**EXERCISE AIM**
Lines that contain the string "this" are to be copied; leave out all others.

**SUPPLIED MATERIAL**
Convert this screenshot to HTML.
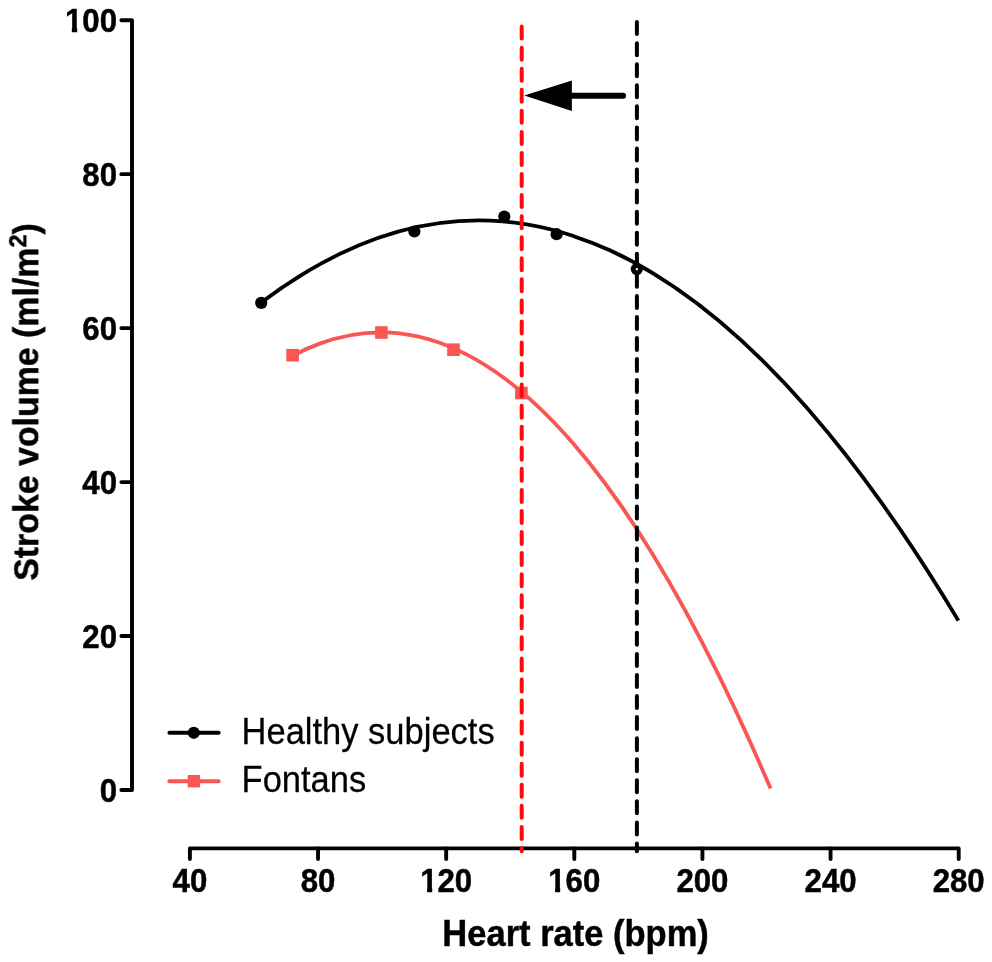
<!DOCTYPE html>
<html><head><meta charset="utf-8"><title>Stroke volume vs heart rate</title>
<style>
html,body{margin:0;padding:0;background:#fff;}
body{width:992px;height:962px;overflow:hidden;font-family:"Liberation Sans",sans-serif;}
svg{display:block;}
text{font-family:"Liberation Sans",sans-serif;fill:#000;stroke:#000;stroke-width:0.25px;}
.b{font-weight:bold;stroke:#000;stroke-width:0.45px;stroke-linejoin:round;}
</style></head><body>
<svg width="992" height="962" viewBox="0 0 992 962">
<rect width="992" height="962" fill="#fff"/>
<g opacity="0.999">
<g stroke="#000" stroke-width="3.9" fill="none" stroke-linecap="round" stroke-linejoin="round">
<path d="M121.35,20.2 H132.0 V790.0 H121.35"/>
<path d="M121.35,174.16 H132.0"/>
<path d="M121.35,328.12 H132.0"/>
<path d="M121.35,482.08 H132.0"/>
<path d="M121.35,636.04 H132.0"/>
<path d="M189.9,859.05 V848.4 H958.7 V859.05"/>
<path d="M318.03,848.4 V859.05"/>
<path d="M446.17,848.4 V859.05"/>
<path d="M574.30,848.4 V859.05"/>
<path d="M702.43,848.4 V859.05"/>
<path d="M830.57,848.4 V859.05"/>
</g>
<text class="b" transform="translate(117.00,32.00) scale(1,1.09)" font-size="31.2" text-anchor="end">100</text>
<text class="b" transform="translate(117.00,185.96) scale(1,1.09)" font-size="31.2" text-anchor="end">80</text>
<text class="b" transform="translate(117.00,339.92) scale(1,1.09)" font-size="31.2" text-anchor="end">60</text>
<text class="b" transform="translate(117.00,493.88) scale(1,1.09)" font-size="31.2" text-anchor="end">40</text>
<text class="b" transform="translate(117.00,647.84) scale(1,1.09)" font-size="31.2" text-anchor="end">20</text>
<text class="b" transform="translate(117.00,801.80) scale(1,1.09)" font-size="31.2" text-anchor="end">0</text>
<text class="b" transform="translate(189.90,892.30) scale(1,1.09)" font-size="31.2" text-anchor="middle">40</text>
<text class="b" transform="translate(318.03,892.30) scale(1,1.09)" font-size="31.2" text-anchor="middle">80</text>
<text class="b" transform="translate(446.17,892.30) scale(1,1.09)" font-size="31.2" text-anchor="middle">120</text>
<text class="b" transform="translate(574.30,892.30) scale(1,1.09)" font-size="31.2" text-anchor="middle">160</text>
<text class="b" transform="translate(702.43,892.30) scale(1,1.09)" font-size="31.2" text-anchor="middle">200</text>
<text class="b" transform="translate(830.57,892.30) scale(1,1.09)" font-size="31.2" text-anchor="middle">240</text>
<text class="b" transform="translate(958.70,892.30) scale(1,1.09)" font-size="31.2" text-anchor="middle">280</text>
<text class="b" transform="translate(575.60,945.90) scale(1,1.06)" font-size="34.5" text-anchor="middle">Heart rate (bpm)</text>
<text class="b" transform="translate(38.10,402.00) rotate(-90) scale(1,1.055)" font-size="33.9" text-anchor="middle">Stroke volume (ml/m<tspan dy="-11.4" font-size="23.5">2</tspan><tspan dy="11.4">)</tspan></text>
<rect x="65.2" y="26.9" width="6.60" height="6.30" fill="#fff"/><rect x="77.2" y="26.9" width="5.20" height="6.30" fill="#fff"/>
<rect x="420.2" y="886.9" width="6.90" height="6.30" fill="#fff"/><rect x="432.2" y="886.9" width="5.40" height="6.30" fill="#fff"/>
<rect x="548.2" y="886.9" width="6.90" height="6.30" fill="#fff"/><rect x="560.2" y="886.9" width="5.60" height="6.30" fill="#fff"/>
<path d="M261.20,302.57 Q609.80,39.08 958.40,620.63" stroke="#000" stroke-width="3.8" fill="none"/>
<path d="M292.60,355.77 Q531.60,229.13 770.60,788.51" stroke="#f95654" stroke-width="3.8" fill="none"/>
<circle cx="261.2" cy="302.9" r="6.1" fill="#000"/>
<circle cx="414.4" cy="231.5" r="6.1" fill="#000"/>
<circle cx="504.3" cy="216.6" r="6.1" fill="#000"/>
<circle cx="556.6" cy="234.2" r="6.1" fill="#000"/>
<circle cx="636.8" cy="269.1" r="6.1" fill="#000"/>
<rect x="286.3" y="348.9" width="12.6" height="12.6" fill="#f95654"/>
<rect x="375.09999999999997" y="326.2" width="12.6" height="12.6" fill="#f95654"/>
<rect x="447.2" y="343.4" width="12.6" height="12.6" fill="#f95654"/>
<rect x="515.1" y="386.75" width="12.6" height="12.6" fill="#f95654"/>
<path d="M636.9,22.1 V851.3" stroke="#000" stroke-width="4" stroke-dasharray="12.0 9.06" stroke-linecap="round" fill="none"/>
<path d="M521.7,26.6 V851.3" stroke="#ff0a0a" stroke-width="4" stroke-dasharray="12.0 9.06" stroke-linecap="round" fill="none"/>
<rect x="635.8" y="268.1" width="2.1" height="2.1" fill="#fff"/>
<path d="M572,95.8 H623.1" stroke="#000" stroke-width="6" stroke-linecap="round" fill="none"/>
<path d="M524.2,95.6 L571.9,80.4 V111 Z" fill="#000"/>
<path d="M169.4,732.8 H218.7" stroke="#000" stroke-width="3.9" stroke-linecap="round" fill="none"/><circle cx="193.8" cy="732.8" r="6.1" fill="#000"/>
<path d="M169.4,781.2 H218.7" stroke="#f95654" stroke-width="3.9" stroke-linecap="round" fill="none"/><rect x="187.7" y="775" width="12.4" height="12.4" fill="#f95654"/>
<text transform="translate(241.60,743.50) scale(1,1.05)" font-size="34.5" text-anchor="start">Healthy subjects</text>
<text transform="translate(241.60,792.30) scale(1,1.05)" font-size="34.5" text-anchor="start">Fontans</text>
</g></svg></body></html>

---

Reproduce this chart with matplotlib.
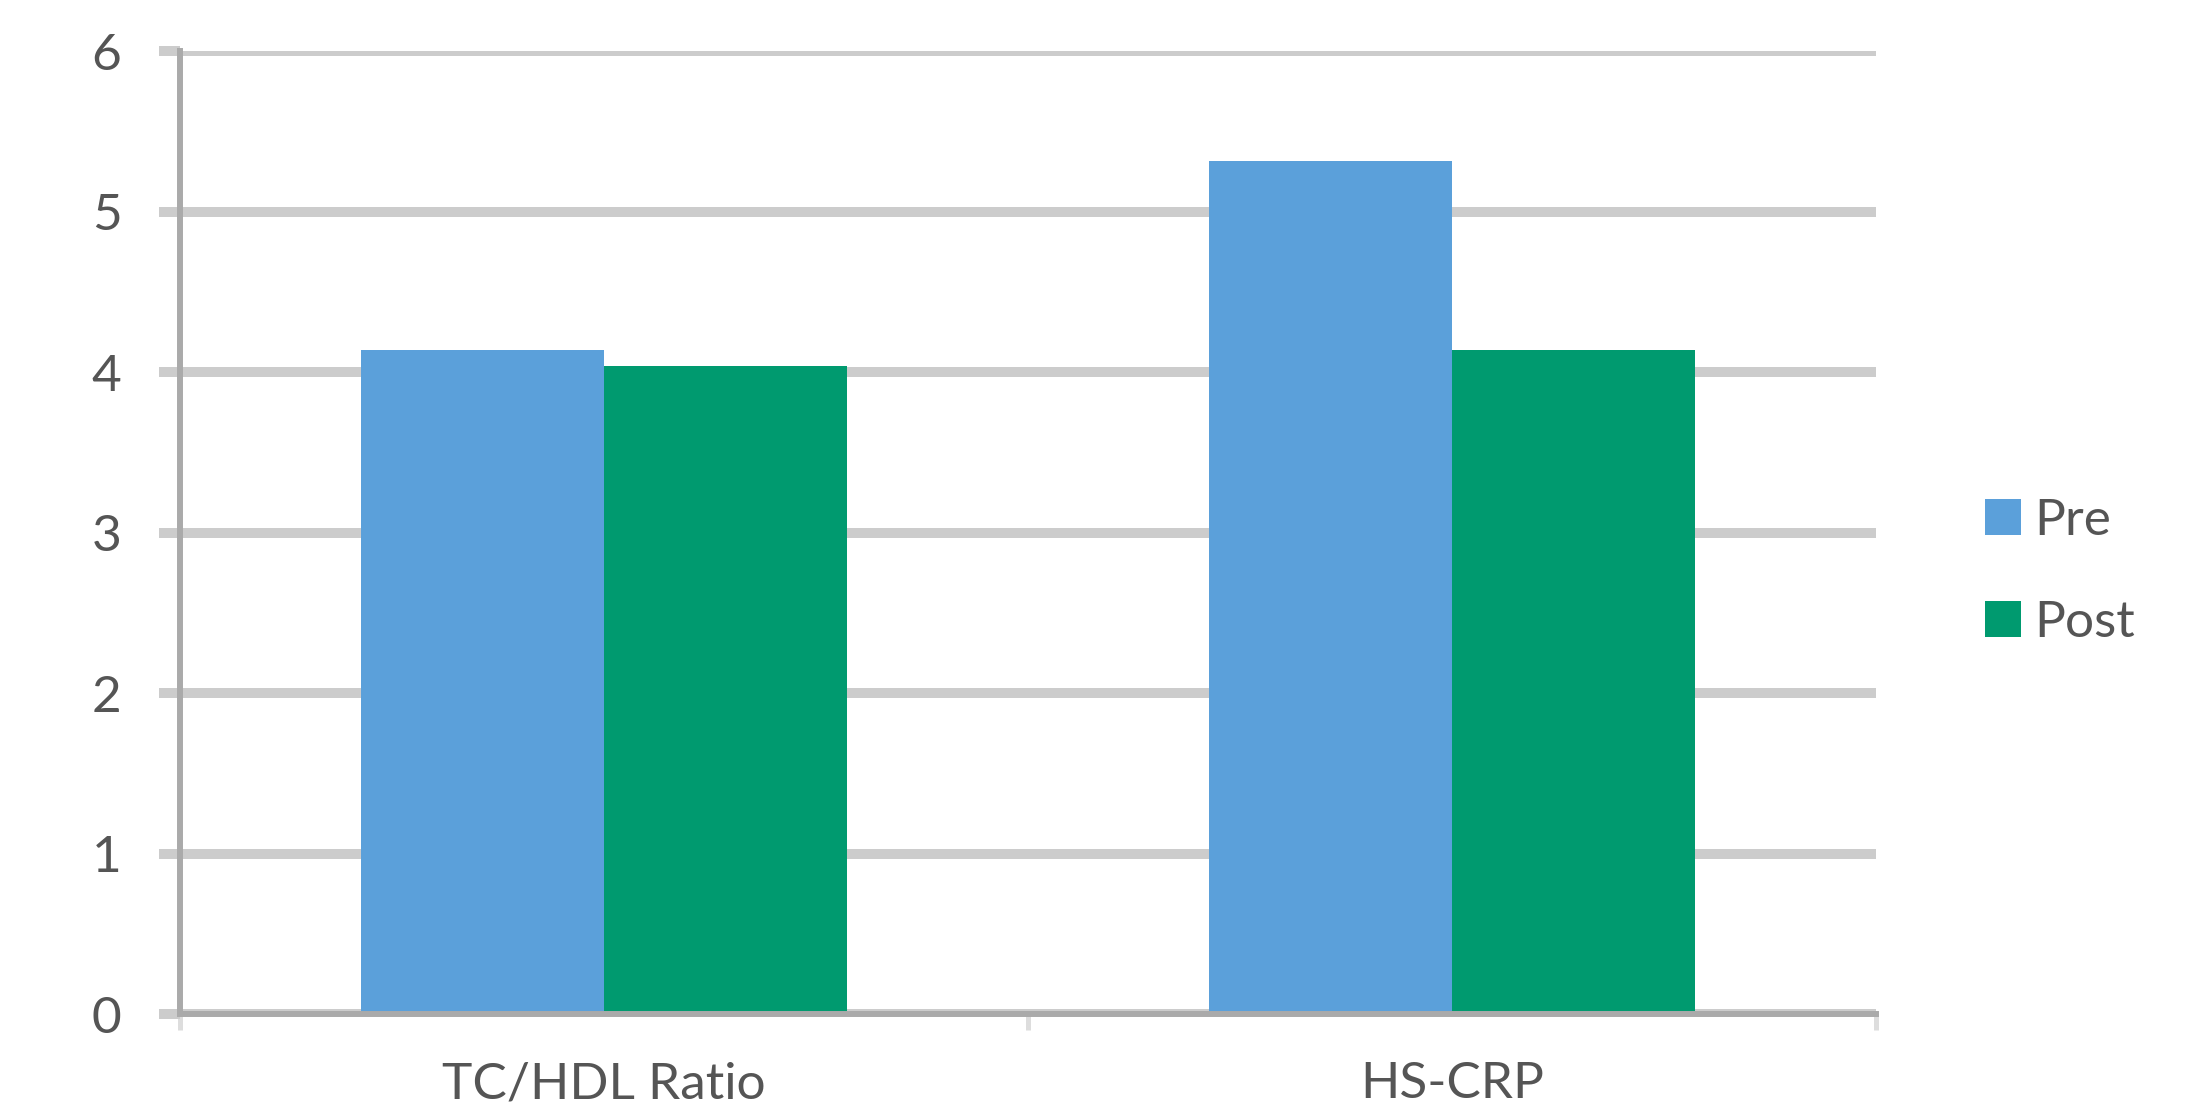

**THE OUTPUT**
Convert this screenshot to HTML.
Reproduce this chart with matplotlib.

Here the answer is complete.